REQUIREMENT: Skipping all pictures, set down the lines of the listing from the first through the one with "from bokeh.resources import INLINE".

========================

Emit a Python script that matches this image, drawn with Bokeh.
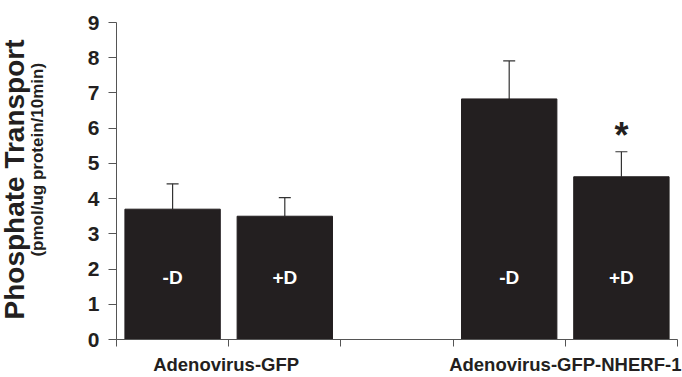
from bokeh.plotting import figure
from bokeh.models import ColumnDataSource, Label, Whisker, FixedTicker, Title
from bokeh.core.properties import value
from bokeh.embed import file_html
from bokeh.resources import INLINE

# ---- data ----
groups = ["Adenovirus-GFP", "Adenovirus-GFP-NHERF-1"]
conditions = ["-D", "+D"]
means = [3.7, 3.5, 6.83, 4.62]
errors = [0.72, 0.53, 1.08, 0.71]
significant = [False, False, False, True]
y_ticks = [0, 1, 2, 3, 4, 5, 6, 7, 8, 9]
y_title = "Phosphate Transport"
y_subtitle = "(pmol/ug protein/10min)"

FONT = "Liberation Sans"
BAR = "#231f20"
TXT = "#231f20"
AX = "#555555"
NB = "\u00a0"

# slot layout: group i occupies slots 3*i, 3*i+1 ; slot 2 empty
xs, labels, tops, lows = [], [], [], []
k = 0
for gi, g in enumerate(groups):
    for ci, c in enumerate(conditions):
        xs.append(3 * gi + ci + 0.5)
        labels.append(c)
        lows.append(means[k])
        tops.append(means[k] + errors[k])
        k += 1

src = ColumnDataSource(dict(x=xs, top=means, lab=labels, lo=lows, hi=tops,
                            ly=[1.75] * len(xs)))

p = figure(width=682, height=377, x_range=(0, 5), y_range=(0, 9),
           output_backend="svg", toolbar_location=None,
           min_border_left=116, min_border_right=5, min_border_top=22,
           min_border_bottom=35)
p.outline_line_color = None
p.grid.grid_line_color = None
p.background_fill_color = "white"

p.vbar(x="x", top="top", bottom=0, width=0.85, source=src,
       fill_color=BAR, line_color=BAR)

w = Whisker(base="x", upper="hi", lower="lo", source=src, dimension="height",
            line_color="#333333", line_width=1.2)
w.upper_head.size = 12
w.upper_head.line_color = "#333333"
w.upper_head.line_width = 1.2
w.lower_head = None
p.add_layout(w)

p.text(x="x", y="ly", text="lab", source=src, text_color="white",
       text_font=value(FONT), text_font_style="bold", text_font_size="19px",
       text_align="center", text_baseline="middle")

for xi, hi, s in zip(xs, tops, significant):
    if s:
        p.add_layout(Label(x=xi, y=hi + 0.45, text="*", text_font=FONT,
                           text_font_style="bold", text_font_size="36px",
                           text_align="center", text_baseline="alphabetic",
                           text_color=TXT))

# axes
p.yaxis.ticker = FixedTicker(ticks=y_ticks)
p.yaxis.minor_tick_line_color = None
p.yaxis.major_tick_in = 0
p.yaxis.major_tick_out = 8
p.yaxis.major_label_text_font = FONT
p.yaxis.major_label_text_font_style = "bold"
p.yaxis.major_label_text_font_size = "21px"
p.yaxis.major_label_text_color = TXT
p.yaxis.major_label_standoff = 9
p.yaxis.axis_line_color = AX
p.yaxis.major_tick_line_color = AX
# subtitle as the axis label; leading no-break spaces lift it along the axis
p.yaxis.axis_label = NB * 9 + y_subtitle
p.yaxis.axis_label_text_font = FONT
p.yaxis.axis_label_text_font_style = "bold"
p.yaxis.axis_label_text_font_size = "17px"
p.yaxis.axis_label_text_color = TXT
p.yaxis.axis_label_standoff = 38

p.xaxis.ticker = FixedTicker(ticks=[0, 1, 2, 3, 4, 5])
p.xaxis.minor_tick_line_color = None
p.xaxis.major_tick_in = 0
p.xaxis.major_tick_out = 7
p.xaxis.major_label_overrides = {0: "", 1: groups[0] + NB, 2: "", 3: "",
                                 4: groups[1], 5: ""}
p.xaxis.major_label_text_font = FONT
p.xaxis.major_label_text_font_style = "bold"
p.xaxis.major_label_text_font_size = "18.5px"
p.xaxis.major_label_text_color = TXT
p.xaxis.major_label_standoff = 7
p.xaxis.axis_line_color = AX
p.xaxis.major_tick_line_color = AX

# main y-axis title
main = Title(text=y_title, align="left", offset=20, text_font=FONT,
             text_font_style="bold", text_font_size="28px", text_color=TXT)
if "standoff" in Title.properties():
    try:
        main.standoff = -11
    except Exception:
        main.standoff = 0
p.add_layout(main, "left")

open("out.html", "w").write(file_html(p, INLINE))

========================

WRITTEN RESPONSE:
Emit a Python script that matches this image, drawn with Bokeh.
from bokeh.plotting import figure
from bokeh.models import ColumnDataSource, Label, Whisker, FixedTicker, Title
from bokeh.core.properties import value
from bokeh.embed import file_html
from bokeh.resources import INLINE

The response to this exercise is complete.